Today, when I prepared some briefs for Torts, I set the text in Garamond instead of Times New Roman.
The difference between the two fonts isn’t really important; the point is that I took a few minutes to doll my briefs up a bit, and afterward, I realized that it was satisfying. Actually, it felt liberating. It didn’t seem significant at the time, so I couldn’t understand why using a different typeface was registering with some part of me as being so important.
I thought about it some, and I decided that what I really found so gratifying was that by using Garamond instead of Times New Roman, I injected a little bit of aesthetics into my daily life. There hasn’t been a whole lot of that lately; attention to aesthetic detail seems to be lost in law school. I think I’ve been missing it.
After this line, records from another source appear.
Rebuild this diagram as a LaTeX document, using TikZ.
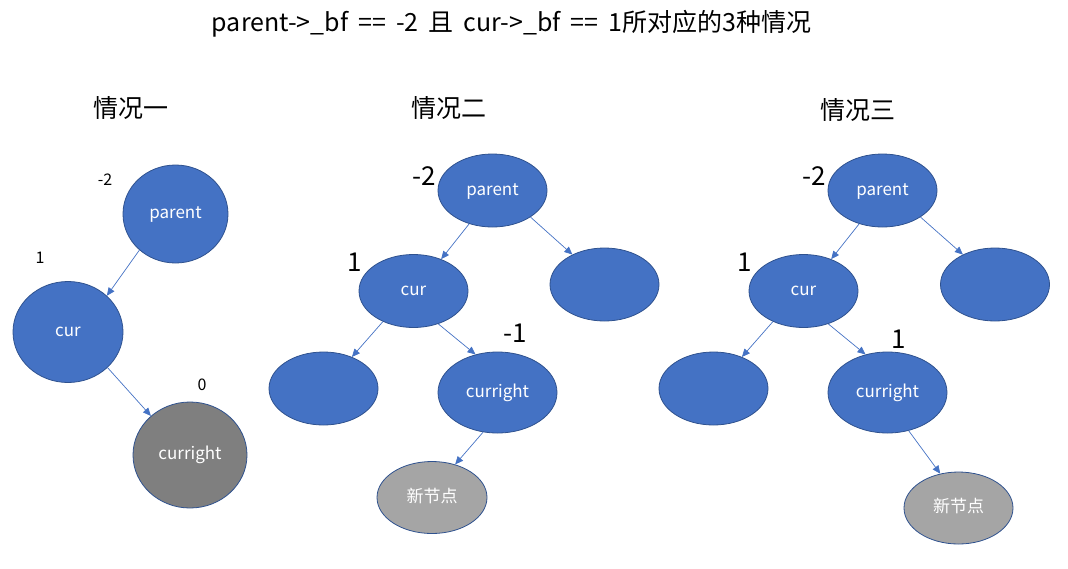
\documentclass[tikz,border=0pt]{standalone}
\usepackage{fontspec}
\setmainfont{Noto Sans CJK SC}
\usetikzlibrary{shapes.geometric,arrows.meta}
\definecolor{nblue}{HTML}{4472C4}
\definecolor{nedge}{HTML}{2F528F}
\definecolor{ngrayd}{HTML}{7F7F7F}
\definecolor{ngrayl}{HTML}{A5A5A5}
\tikzset{
  tn/.style={ellipse, draw=nedge, line width=0.8pt, fill=nblue, text=white, font=\fontsize{17}{20}\selectfont, inner sep=0pt, text height=11pt, text depth=2pt},
  big/.style={tn, minimum width=109pt, minimum height=73pt},
  arr/.style={draw=nblue, line width=0.7pt, -{Triangle[length=8pt,width=7pt]}},
  bf/.style={font=\fontsize{16}{19}\selectfont},
  bfbig/.style={font=\fontsize{26}{30}\selectfont},
  casetitle/.style={font=\fontsize{25}{30}\selectfont},
}
\begin{document}
\begin{tikzpicture}[x=1pt,y=-1pt]
\useasboundingbox (0,0) rectangle (1068,568);
\node[font=\fontsize{25}{30}\selectfont] (title) at (511.5,24) {\spaceskip=0.4em\relax parent->\_bf == -2 且 cur->\_bf == 1所对应的3种情况};
% case 1
\node[casetitle] (c1) at (131,108) {情况一};
\node[tn, minimum width=105pt, minimum height=98pt] (p1) at (175.5,214) {parent};
\node[tn, minimum width=110pt, minimum height=101pt] (u1) at (68,332) {cur};
\node[tn, fill=ngrayd, minimum width=114pt, minimum height=106pt] (r1) at (190,455) {curright};
\node[bf] (l1a) at (105,180) {-2};
\node[bf] (l1b) at (40,258) {1};
\node[bf] (l1c) at (202,385) {0};
\draw[arr] (p1.-135) -- (u1.43);
\draw[arr] (u1.-42) -- (r1.135);
% case 2
\node[casetitle] (c2) at (449,108) {情况二};
\node[big] (p2) at (492.5,190.5) {parent};
\node[big] (s2) at (604.5,284.5) {};
\node[big] (u2) at (413.5,291) {cur};
\node[big] (l2) at (323.5,388.5) {};
\node[big, minimum width=119pt, minimum height=81pt] (r2) at (497.5,392.5) {curright};
\node[tn, fill=ngrayl, minimum width=110pt, minimum height=72pt] (n2) at (432,497.5) {新节点};
\node[bfbig] (l2a) at (424,176) {-2};
\node[bfbig] (l2b) at (355,262) {1};
\node[bfbig] (l2c) at (515,333) {-1};
\draw[arr] (p2.-125) -- (u2.49);
\draw[arr] (p2.-35) -- (s2.137);
\draw[arr] (u2.-135) -- (l2.48);
\draw[arr] (u2.-53) -- (r2.120);
\draw[arr] (r2.-110) -- (n2.55);
% case 3
\node[casetitle] (c3) at (858,110) {情况三};
\node[big] (p3) at (882.5,190.5) {parent};
\node[big] (s3) at (995,284.5) {};
\node[big] (u3) at (803.5,291) {cur};
\node[big] (l3) at (713.5,388.5) {};
\node[big, minimum width=119pt, minimum height=81pt] (r3) at (887.5,392.5) {curright};
\node[tn, fill=ngrayl, minimum width=109pt, minimum height=72pt] (n3) at (958.5,508) {新节点};
\node[bfbig] (l3a) at (814,176) {-2};
\node[bfbig] (l3b) at (745,262) {1};
\node[bfbig] (l3c) at (899,339) {1};
\draw[arr] (p3.-125) -- (u3.49);
\draw[arr] (p3.-35) -- (s3.137);
\draw[arr] (u3.-135) -- (l3.48);
\draw[arr] (u3.-53) -- (r3.120);
\draw[arr] (r3.-61) -- (n3.118);
\end{tikzpicture}
\end{document}
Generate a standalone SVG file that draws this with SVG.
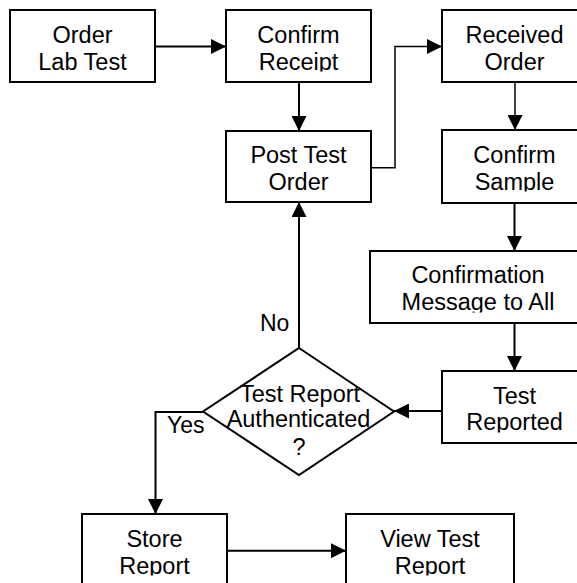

The law school environment places a premium on getting to the core of an issue; the fewer frills, the better. We throw out colorful language in favor of terse but accurate description. The abandonment of decoration spills over elsewhere. Textbooks are dense tomes of solid text – an illustration is unthinkable. Our papers are always twelve-point Times New Roman, probably with one-inch margins. Our thought, our presentation, and our expression must be crisp and clear. The message underlying it all seems to be: get to the point, and fast.
Earlier today I got a letter in the mail. I opened it and shortly I was scanning a Thanksgiving letter from my mother, seeking out that all-important main point. I caught myself after a minute and adjusted my attention to actually reading the letter, instead of putting everything through the “ESSENTIAL INFORMATION ONLY” filter.
As long as I retain the ability to turn off that filter, I think I’ll be okay. Now, to brief some cases.